Given problem |
Comb the records below for the string "this" and copy each line where it turns up.

Recorded information |
++++++++++

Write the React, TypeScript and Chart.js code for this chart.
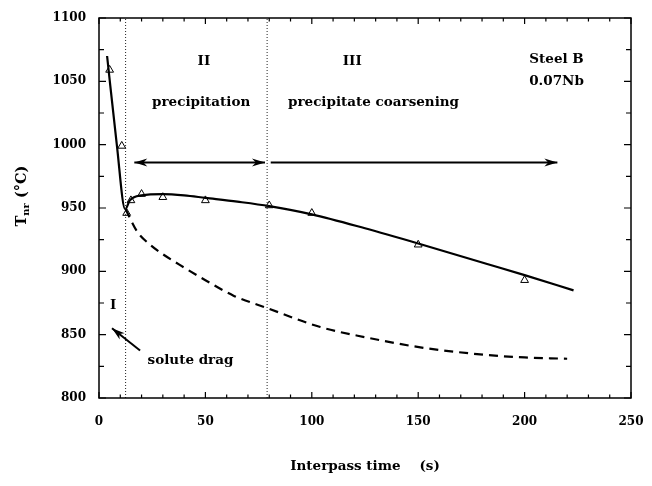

++++++++++

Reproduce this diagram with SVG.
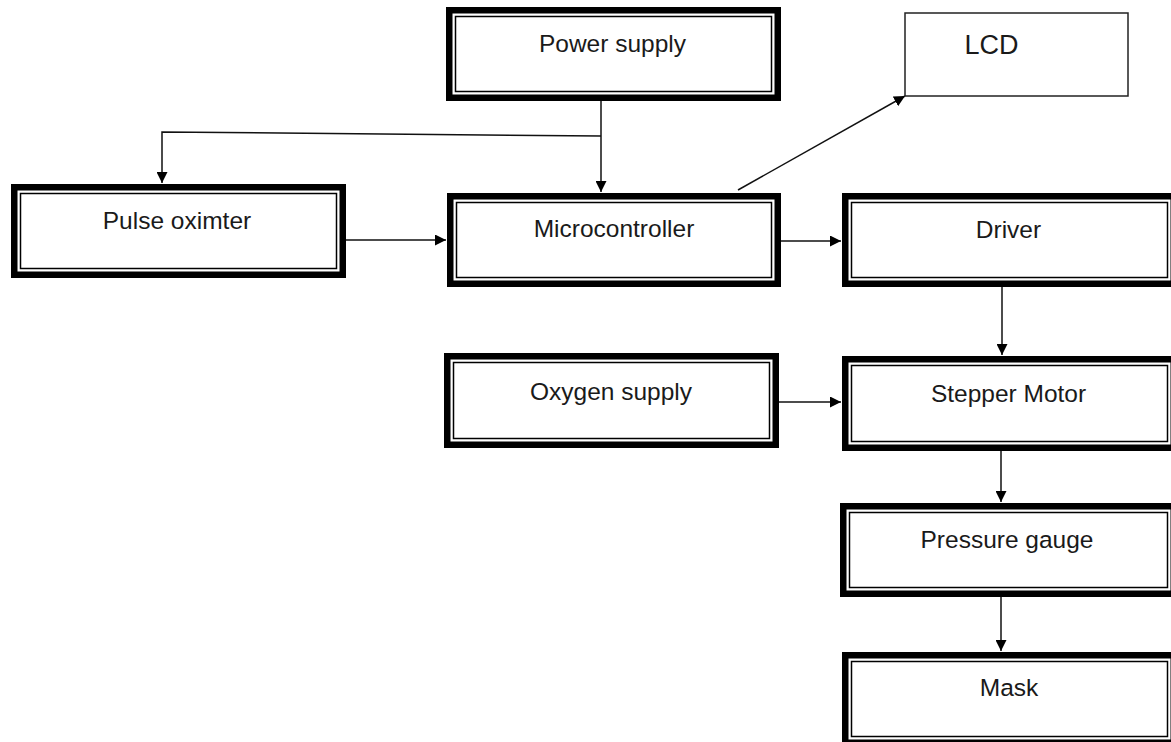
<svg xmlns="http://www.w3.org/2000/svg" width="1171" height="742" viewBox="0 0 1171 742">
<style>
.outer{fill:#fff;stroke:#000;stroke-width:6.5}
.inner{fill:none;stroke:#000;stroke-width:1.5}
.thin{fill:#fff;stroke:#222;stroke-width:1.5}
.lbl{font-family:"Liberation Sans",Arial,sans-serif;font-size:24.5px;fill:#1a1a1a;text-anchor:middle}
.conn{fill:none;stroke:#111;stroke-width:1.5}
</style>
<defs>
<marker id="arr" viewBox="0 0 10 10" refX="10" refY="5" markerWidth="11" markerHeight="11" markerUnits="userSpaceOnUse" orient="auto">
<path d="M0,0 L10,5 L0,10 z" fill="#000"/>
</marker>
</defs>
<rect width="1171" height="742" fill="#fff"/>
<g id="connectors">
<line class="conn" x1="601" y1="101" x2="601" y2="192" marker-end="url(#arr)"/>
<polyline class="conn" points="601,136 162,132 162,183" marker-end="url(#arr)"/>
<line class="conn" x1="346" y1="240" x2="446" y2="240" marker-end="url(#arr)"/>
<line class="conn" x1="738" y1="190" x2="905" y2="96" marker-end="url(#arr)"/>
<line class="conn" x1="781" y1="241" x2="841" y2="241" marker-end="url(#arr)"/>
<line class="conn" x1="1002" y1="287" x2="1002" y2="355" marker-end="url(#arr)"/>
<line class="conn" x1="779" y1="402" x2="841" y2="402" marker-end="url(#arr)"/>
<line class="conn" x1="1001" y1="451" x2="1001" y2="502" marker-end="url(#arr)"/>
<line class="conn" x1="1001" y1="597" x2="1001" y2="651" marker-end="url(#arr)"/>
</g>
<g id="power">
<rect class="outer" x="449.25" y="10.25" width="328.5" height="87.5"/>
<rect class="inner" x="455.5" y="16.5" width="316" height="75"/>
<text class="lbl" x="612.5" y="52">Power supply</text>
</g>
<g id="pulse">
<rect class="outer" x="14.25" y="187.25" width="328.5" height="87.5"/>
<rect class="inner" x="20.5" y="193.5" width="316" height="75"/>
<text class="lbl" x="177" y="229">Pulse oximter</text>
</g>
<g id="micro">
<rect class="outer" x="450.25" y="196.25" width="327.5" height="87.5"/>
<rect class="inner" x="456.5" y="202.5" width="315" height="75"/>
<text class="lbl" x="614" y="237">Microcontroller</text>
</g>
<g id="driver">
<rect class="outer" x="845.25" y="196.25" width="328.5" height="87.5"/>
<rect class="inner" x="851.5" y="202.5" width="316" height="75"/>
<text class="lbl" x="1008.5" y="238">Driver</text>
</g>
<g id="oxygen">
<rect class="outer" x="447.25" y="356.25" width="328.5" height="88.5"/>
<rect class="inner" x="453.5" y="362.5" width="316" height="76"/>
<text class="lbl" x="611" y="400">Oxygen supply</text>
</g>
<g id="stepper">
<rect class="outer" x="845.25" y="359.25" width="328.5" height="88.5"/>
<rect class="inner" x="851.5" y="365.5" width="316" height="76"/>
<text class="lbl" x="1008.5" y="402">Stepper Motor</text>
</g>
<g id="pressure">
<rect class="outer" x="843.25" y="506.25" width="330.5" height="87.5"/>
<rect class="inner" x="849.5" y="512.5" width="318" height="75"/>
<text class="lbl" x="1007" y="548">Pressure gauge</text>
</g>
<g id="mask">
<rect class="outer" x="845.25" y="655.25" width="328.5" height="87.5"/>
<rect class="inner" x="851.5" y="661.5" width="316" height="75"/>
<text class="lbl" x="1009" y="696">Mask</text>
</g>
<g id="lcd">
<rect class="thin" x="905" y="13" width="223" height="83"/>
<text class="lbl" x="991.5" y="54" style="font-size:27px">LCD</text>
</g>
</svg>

++++++++++

Answer |
Write the React, TypeScript and Chart.js code for this chart.
Reproduce this diagram with SVG.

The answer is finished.